CL standouts Real Madrid and PSG face English tests in quarter-finals

1 week ago 10

LONDON (AP):

Two English clubs stand in the way of a stellar Champions League (CL) semi-final between Real Madrid with Kylian Mbappé and his long-time previous team Paris Saint-Germain.

Mbappé and Madrid are at Arsenal tomorrow for the first leg of their quarter-final. The return game is on April 16.

PSG, fresh from winning the French league title with an unbeaten record for coach Luis Enrique, host Aston Villa on Wednesday.

The new CL format, with a tennis-style seeded knockout bracket set through to the final, put those four teams in the same half of the draw.

Madrid already won six of the past 11 CL titles even before adding Mbappé for this season when his contract in Paris expired.

PSG have never been European champion — and reached just one final in seven seasons with Mbappé — yet looked the most impressive team in the round of 16, eliminating Liverpool, the likely champions of England.

The bottom half of the draw has three domestic league leaders and one team struggling in eighth place in its standings.

Bayern Munich host Inter Milan tomorrow in the stadium that stages the final on May 31.

Barcelona start heavily favoured on Wednesday at home to Borussia Dortmund, who might need to win this CL just to get an entry into the next one.

MADRID’S QUEST

Real Madrid face a path towards a record-extending 16th CL title just as difficult as the epic run of comeback wins in 2022: Mbappé’s PSG, Chelsea, Manchester City and Liverpool in the final.

This time, after eliminating Man City and Atletico Madrid, coach Carlo Ancelotti must next outsmart Arsenal and Mikel Arteta, who are left with one realistic chance of a trophy.

Mbappé and defender Antonio Rüdiger — who scored the decisive penalty in a shootout to beat Atletico — were cleared on Friday by UEFA to play in London.

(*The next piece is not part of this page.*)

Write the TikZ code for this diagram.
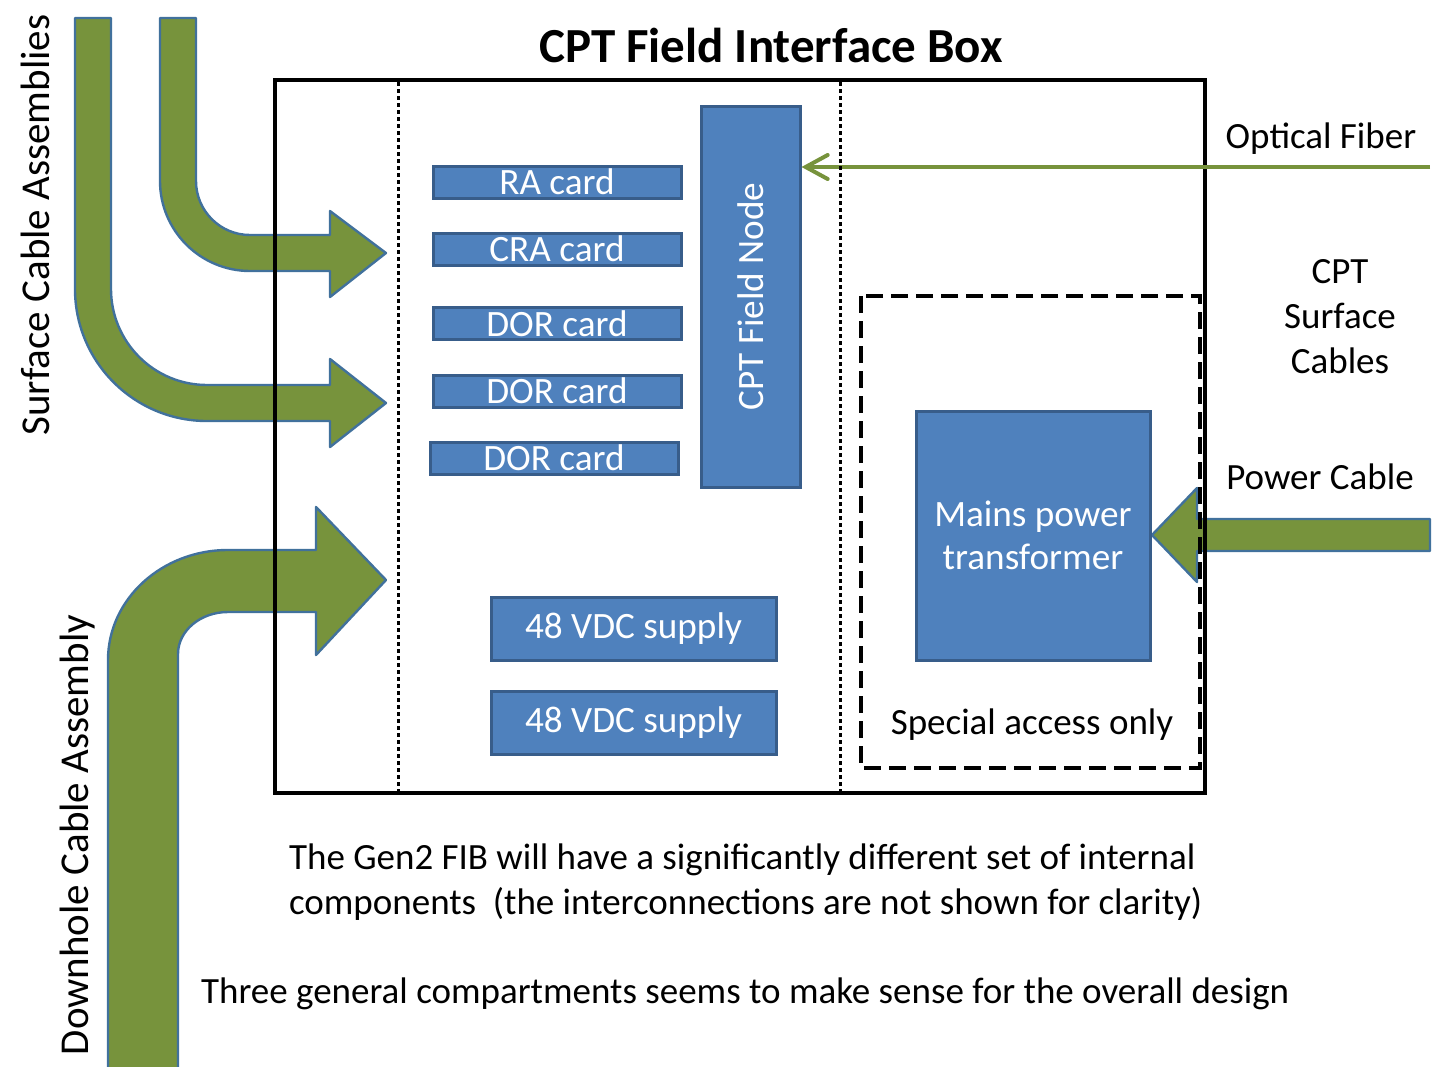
\documentclass[tikz,border=0pt]{standalone}
\usepackage{fontspec}
\setmainfont{Carlito}
\usetikzlibrary{arrows.meta}
\definecolor{partblue}{HTML}{4F81BD}
\definecolor{partedge}{HTML}{385D8A}
\definecolor{cablegreen}{HTML}{77933C}
\definecolor{cableedge}{HTML}{41719C}

\begin{document}
\begin{tikzpicture}[
  x=0.5pt, y=-0.5pt,
  part/.style={draw=partedge, fill=partblue, line width=1.5pt, text=white, inner sep=0pt, font=\fontsize{18.6}{21.5}\selectfont},
  cable/.style={draw=cableedge, fill=cablegreen, line width=1.2pt, line join=round},
  lbl/.style={font=\fontsize{18.5}{22.5}\selectfont, align=center},
  divider/.style={line width=1.5pt, dash pattern=on 2pt off 1.5pt},
  fiberline/.style={-{Straight Barb[length=11pt, width=12pt, line width=2pt, line cap=round]}, draw=cablegreen, line width=2pt}
]
  \useasboundingbox (0,0) rectangle (1440,1066);

  % cable assemblies entering from the left
  \path[cable] (160,18) -- (196,18) -- (196,181) arc[start angle=180, end angle=90, radius=54]
    -- (330,235) -- (330,211) -- (386,253) -- (330,297) -- (330,271) -- (250,271)
    arc[start angle=90, end angle=180, radius=90] -- cycle;
  \path[cable] (75,18) -- (111,18) -- (111,289) arc[start angle=180, end angle=90, radius=96]
    -- (330,385) -- (330,359) -- (386,403) -- (330,447) -- (330,421) -- (207,421)
    arc[start angle=90, end angle=180, radius=132] -- cycle;
  \path[cable] (108,1070) -- (108,660) arc[start angle=180, end angle=270, x radius=120, y radius=110]
    -- (316,550) -- (316,507) -- (386,580) -- (316,655) -- (316,612) -- (228,612)
    arc[start angle=270, end angle=180, x radius=50, y radius=42] -- (178,1070) -- cycle;

  % power cable
  \path[cable] (1430,519) -- (1197,519) -- (1197,488) -- (1152,535) -- (1197,582) -- (1197,551) -- (1430,551) -- cycle;

  \node[draw, line width=2pt, minimum width=465pt, minimum height=356.5pt] (fib) at (740,436.5) {};
  \node[font=\fontsize{24.5}{30}\selectfont\bfseries] (title) at (771,45) {CPT Field Interface Box};

  \node[part, minimum width=124pt, minimum height=16pt] (ra) at (557,182) {RA card};
  \node[part, minimum width=124pt, minimum height=16pt] (cra) at (557,249) {CRA card};
  \node[part, minimum width=124pt, minimum height=16pt] (dor1) at (557,323.5) {DOR card};
  \node[part, minimum width=124pt, minimum height=16pt] (dor2) at (557,391) {DOR card};
  \node[part, minimum width=124pt, minimum height=16pt] (dor3) at (554,458) {DOR card};
  \node[part, minimum width=190.5pt, minimum height=49.5pt, rotate=90] (cfn) at (750.5,296.5) {CPT Field Node};
  \node[part, minimum width=142.5pt, minimum height=31.5pt] (vdc1) at (633.5,628.5) {48 VDC supply};
  \node[part, minimum width=142.5pt, minimum height=31.5pt] (vdc2) at (633.5,723) {48 VDC supply};
  \node[part, minimum width=117pt, minimum height=124.5pt, align=center] (mains) at (1033,535.5) {Mains power\\transformer};

  \coordinate (fiberin) at (1430,167);
  \draw[fiberline] (fiberin) -- (cfn.south |- fiberin);

  \draw[divider] (398,82) -- (398,791);
  \draw[divider] (840,82) -- (840,791);
  \draw[line width=2.2pt, dash pattern=on 8.5pt off 4pt] (861,296) rectangle (1200,768);

  \node[lbl] (optical) at (1321,139) {Optical Fiber};
  \node[lbl] (surf) at (1340,317) {CPT\\Surface\\Cables};
  \node[lbl] (power) at (1320,477) {Power Cable};
  \node[lbl] (special) at (1032,725) {Special access only};
  \node[lbl, rotate=90, font=\fontsize{20.5}{24}\selectfont] (sca) at (35,225) {Surface Cable Assemblies};
  \node[lbl, rotate=90, font=\fontsize{20.5}{24}\selectfont] (dca) at (78,835) {Downhole Cable Assembly};
  \node[lbl, align=left, anchor=west] (note1) at (282,882) {The Gen2 FIB will have a significantly different set of internal\\components\ \ (the interconnections are not shown for clarity)};
  \node[lbl, anchor=west] (note2) at (194,994) {Three general compartments seems to make sense for the overall design};
\end{tikzpicture}
\end{document}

Their one-game bans for excessive celebrations were deferred to one-year probationary periods.

IN-FORM TEAMS

PSG welcome an Aston Villa club layered with personal history in Paris for a game between two of Europe’s hottest teams.

PSG’s record since placing 15th in the league phase in January — the lowest of any of the quarter-finalists — is 16 wins in 17 games across all competitions. The blip was an unlucky 1-0 loss to Liverpool at Parc des Princes in the round-of-16 first leg, having been clearly the better team.

Villa have won seven straight for coach Unai Emery coming into their first game at this stage of the competition for 42 years.